----- Collected material -----

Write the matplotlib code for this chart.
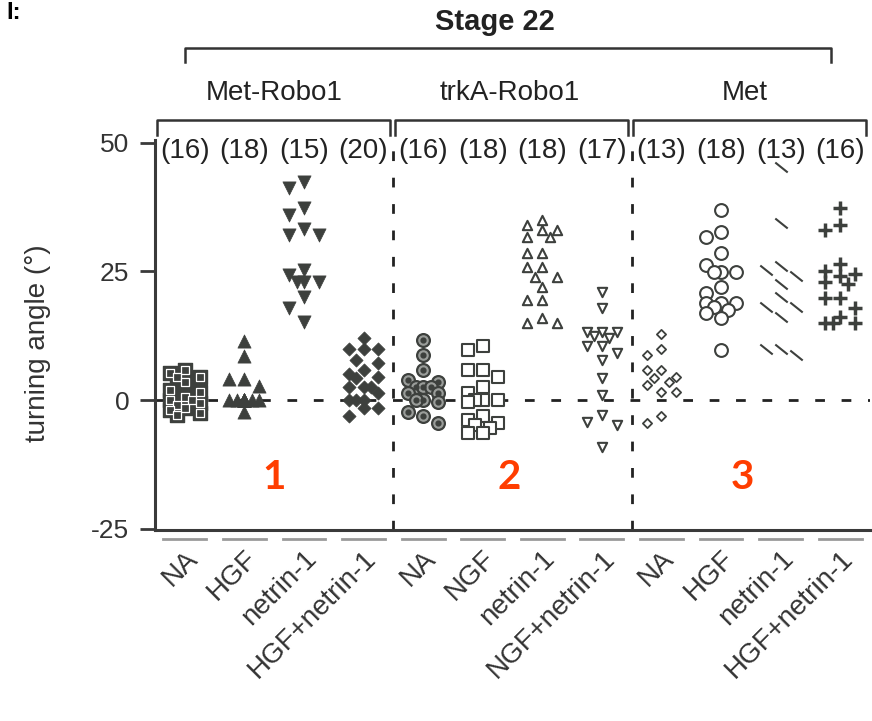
import numpy as np
import matplotlib
matplotlib.use("Agg")
import matplotlib.pyplot as plt
from matplotlib.path import Path
from matplotlib.transforms import blended_transform_factory, ScaledTranslation

plt.rcParams['font.family'] = ['Liberation Sans', 'DejaVu Sans']
plt.rcParams['axes.unicode_minus'] = False

# turning angles (deg), one list per column
met_robo_na = [5.8, 5.2, 4.5, 4.5, 3.5, 2.0, 1.5, 0.5, 0, 0, -0.5, -1, -1.5, -2, -2.5, -3]
met_robo_hgf = [11.5, 8.5, 4, 4, 2.7, 0, 0, 0, 0, 0, 0, 0, 0, 0, 0, 0, 0, -2.3]
met_robo_netrin = [42.4, 41.1, 37.2, 35.9, 33.3, 32, 32, 25.2, 24.3, 23, 23, 23, 20, 17.8, 15.2]
met_robo_both = [12, 10, 10, 10, 7.8, 7.1, 5.8, 5, 4.5, 4.2, 2.6, 2.6, 2.6, 1.3, 0, 0, 0,
                 -1.6, -1.6, -3.2]
trka_robo_na = [11.6, 8.7, 5.8, 3.9, 3.5, 2.6, 2.6, 2.6, 1.3, 1.3, 0, 0, -0.3, -2.3, -3.2, -4.5]
trka_robo_ngf = [10.4, 9.7, 5.8, 5.8, 4.5, 2.6, 1.3, 0, 0, 0, -0.3, -3.2, -3.9, -4.5, -4.9,
                 -5.5, -6.4, -6.4]
trka_robo_netrin = [35, 34, 33, 33, 31.7, 31.7, 28.5, 28.5, 25.9, 25.9, 23.9, 23.9, 22,
                    19.4, 19.4, 15.9, 14.9, 14.9]
trka_robo_both = [21, 17.8, 13.3, 13.3, 13.3, 12.5, 12, 10.4, 10.4, 9.1, 7.8, 4.2, 1, -2.9,
                  -4.2, -4.9, -9.1]
met_na = [12.9, 10, 8.7, 5.8, 5.8, 4.5, 4.3, 3.5, 2.9, 1.6, 1.6, -3.2, -4.5]
met_hgf = [36.9, 32.7, 31.7, 28.5, 26.2, 24.9, 24.9, 24.9, 22, 20.7, 18.8, 18.8, 18.8, 18,
           17.5, 16.8, 15.9, 9.7]
met_netrin = [45.3, 34.3, 26, 25.2, 24, 22.6, 20, 18.1, 18.1, 16.2, 10, 10, 8.7]
met_both = [37.2, 34, 33, 26.5, 25, 24.5, 24, 23, 22.6, 19.8, 19.8, 17.8, 16.2, 14.9, 14.9, 14.9]

columns = [met_robo_na, met_robo_hgf, met_robo_netrin, met_robo_both,
           trka_robo_na, trka_robo_ngf, trka_robo_netrin, trka_robo_both,
           met_na, met_hgf, met_netrin, met_both]
tick_labels = ["NA", "HGF", "netrin-1", "HGF+netrin-1",
               "NA", "NGF", "netrin-1", "NGF+netrin-1",
               "NA", "HGF", "netrin-1", "HGF+netrin-1"]
groups = ["Met-Robo1", "trkA-Robo1", "Met"]
group_numbers = ["1", "2", "3"]

dark = '#3d403d'
backslash = Path([(-1, 0.8), (1, -0.8)], [Path.MOVETO, Path.LINETO])


def swarm(vals, ppx, ppy, diam=12.0, step=0.25):
    # spread points sideways when they sit too close (prism style column scatter)
    cands = [0, -step, step, -step / 2, step / 2]
    offs = np.zeros(len(vals))
    placed = []
    for i in np.argsort(vals)[::-1]:
        best, bestd = 0, -1
        for c in cands:
            if placed:
                d = min(np.hypot((c - o) * ppx, (vals[i] - v) * ppy) for o, v in placed)
            else:
                d = np.inf
            if d >= diam:
                best = c
                break
            if d > bestd:
                best, bestd = c, d
        offs[i] = best
        placed.append((best, vals[i]))
    return offs


fig = plt.figure(figsize=(8.72, 7.21), dpi=100)
W, H = 872, 721
ax = fig.add_axes([155 / W, 1 - 530 / H, (870 - 155) / W, (530 - 140) / H])
ax.set_xlim(-0.5, 11.5)
ax.set_ylim(-25.24, 50.49)

# pixel per data unit from the axes transform
p0 = ax.transData.transform((0, 0))
p1 = ax.transData.transform((1, 1))
ppx, ppy = p1[0] - p0[0], p1[1] - p0[1]

ax.axhline(0, color='#222222', lw=2, dashes=(3.5, 6), zorder=1)
for xv in [3.5, 7.5]:
    ax.axvline(xv, color='#222222', lw=2, dashes=(3.5, 6), zorder=1)

for i, vals in enumerate(columns):
    v = np.array(vals, dtype=float)
    x = i + swarm(v, ppx, ppy)
    if i == 0:
        ax.scatter(x, v, marker='s', s=95, fc=dark, ec=dark, lw=1, zorder=3)
        ax.scatter(x, v, marker='s', s=40, fc=dark, ec='white', lw=0.9, zorder=3)
    elif i == 1:
        ax.scatter(x, v, marker='^', s=90, fc=dark, ec=dark, lw=0.5, zorder=3)
    elif i == 2:
        ax.scatter(x, v, marker='v', s=90, fc=dark, ec=dark, lw=0.5, zorder=3)
    elif i == 3:
        ax.scatter(x, v, marker='D', s=45, fc=dark, ec=dark, lw=0.5, zorder=3)
    elif i == 4:
        ax.scatter(x, v, marker='o', s=85, fc='#9a9d9a', ec=dark, lw=1.6, zorder=3)
        ax.scatter(x, v, marker='o', s=12, fc=dark, ec=dark, zorder=3)
    elif i == 5:
        ax.scatter(x, v, marker='s', s=85, fc='white', ec=dark, lw=1.5, zorder=3)
    elif i == 6:
        ax.scatter(x, v, marker='^', s=45, fc='white', ec=dark, lw=1.5, zorder=3)
    elif i == 7:
        ax.scatter(x, v, marker='v', s=45, fc='white', ec=dark, lw=1.5, zorder=3)
    elif i == 8:
        ax.scatter(x, v, marker='D', s=22, fc='white', ec=dark, lw=1.3, zorder=3)
    elif i == 9:
        ax.scatter(x, v, marker='o', s=85, fc='white', ec=dark, lw=1.5, zorder=3)
    elif i == 10:
        ax.scatter(x, v, marker=backslash, s=80, c=dark, lw=1.5, zorder=3)
    else:
        ax.scatter(x, v, marker='+', s=100, c=dark, lw=2.5, zorder=3)
    ax.text(i, 0.972, "(%d)" % len(vals), transform=blended_transform_factory(ax.transData, ax.transAxes),
            ha='center', va='center', fontsize=20, color='#222222')

# axes styling
for sp in ['top', 'right']:
    ax.spines[sp].set_visible(False)
for sp in ['left', 'bottom']:
    ax.spines[sp].set_linewidth(2.2)
    ax.spines[sp].set_color('#3a3a3a')
ax.set_yticks([-25, 0, 25, 50])
ax.tick_params(axis='y', direction='out', length=10.5, width=2, color='#3a3a3a',
               labelsize=19, labelcolor='#333333', pad=8)
ax.set_xticks(range(len(tick_labels)))
ax.set_xticklabels(tick_labels, rotation=45, ha='right', va='top', fontsize=20, color='#333333')
ax.tick_params(axis='x', length=0, pad=11)
for lbl in ax.get_xticklabels():
    lbl.set_transform(lbl.get_transform() + ScaledTranslation(18 / 100, 0, fig.dpi_scale_trans))

# grey underlines below each column
bx = blended_transform_factory(ax.transData, ax.transAxes)
for i in range(len(tick_labels)):
    ax.plot([i - 0.36, i + 0.36], [-0.023, -0.023], color='#9a9a9a', lw=2,
            transform=bx, clip_on=False)

# red group numbers
for g, num in enumerate(group_numbers):
    ax.text([1.5, 5.45, 9.35][g], -15, num, ha='center', va='center', fontsize=29,
            fontweight='bold', color='#ff3d00', family=['Lato', 'DejaVu Sans'])

# brackets on top
bf = blended_transform_factory(ax.transData, fig.transFigure)
y_low, y_low_tick = 1 - 120 / H, 1 - 135 / H
for g, name in enumerate(groups):
    x0, x1 = g * 4 - 0.47, g * 4 + 3.44
    ax.plot([x0, x0, x1, x1], [y_low_tick, y_low, y_low, y_low_tick], color='#333333',
            lw=1.8, transform=bf, clip_on=False)
    ax.text([1.5, 5.45, 9.4][g], 1 - 93 / H, name, transform=bf, ha='center', va='center',
            fontsize=20, color='#222222')
y_top, y_top_tick = 1 - 48 / H, 1 - 62 / H
ax.plot([0, 0, 10.85, 10.85], [y_top_tick, y_top, y_top, y_top_tick], color='#333333',
        lw=1.8, transform=bf, clip_on=False)
ax.text(5.2, 1 - 22 / H, "Stage 22", transform=bf, ha='center', va='center', fontsize=21,
        fontweight='bold', color='#222222')

fig.text(38 / W, 1 - 343 / H, "turning angle (°)", rotation=90, ha='center', va='center',
         fontsize=20, color='#333333')
fig.text(6 / W, 1 - 1 / H, "I:", ha='left', va='top', fontsize=17, fontweight='bold')

fig.savefig("out.png", dpi=100)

-----

## Brief
From the material, report only how many lines include the word "matplotlib".

## Solved problem
6